Experimental Constraints on Parameters Controlling the Difference in the Eruptive Dynamics of Phonolitic Magmas: the Case of Tenerife (Canary Islands)

Phase equilibrium experiments were performed to determine the pre-eruptive conditions of the explosive eruption of Montana Blanca (2020 BP) that occurred from a satellite vent located on the east flank of Teide volcano (Tenerife). Crystallization experiments used a phonolitic obsidian from the fall-out deposit as the starting material; this contains 5 wt % anorthoclase, diopside and magnetite with minor amounts of biotite and ilmenite, set in a glassy matrix that contains microlites of Ca-rich alkali feldspar. Temperature was varied between 850 and 800 degrees C, and pressure between 200 and 50 MPa. The oxygen fugacity (fO(2)) was varied between NNO + 0.2 (0.2 log units above the Ni-NiO solid buffer) and NNO - 2, and dissolved water contents varied from 7 to 1.5 wt %. Comparison between natural and experimental phase proportions and compositions indicates that the main body of phonolitic magma was stored at 850 +/- 15 degrees C, 50 +/- 20 MPa, 2.5 +/- 0.5 wt % H2O at an fO(2) around NNO - 0.5 prior to eruption, equivalent to depths of between 1 and 2 km below the surface.
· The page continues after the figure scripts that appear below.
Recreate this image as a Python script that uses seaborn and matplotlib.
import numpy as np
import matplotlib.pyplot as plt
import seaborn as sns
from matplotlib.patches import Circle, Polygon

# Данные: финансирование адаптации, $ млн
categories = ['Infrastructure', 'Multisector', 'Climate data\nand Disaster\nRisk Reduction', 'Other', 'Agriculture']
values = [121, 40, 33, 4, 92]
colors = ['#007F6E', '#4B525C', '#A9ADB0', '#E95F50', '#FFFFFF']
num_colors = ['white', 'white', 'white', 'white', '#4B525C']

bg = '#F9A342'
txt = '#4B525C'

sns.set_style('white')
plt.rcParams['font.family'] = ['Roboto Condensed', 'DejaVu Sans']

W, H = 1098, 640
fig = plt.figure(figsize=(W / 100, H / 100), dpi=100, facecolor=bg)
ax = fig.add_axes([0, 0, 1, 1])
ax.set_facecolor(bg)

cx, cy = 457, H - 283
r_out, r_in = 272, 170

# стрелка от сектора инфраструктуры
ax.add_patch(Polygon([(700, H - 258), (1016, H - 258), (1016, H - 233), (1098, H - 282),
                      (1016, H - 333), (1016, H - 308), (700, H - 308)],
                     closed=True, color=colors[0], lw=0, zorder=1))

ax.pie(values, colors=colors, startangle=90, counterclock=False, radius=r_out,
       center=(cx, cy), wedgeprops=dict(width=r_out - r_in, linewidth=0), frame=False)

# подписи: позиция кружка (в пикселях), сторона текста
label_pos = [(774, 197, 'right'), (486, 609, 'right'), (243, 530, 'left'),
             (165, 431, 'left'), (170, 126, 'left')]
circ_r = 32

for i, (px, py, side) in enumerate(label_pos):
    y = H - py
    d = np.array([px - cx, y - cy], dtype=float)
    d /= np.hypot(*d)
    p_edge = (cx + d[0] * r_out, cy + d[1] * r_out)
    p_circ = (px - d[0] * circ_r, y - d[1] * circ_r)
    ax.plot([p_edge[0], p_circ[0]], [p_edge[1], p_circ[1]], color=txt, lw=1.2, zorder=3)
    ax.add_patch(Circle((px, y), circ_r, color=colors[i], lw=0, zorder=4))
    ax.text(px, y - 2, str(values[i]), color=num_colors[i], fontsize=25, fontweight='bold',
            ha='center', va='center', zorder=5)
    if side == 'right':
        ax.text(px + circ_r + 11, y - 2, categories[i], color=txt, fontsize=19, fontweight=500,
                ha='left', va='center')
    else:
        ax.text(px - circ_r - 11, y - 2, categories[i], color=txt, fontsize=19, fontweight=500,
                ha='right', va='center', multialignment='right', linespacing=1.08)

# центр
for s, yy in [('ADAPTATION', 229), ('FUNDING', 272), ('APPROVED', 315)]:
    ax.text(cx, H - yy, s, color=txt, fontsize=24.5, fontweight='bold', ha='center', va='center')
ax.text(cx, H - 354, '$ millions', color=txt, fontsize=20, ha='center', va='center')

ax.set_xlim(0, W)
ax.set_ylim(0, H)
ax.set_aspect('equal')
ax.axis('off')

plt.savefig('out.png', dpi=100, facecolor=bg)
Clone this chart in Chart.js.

Some clinopyroxene crystals hosting H2O-rich melt inclusions possibly originate from an intermittent supply of phonolitic magma stored at somewhat deeper levels (100 MPa). The Ca- and Fe-rich composition of alkali feldspar phenocryst rims and microlites attests to the intrusion of a more mafic magma into the reservoir just prior to eruption; this is evidenced by the appearance of banded pumices in the later products of the eruptive sequence. The comparison with other phonolitic magmas from Tenerife and elsewhere (e. g. Vesuvius, Laacher See) shows that differences in the eruption dynamics of phonolitic magmas can be correlated with differences in magma storage depths, along with variations in pre-eruptive volatile contents.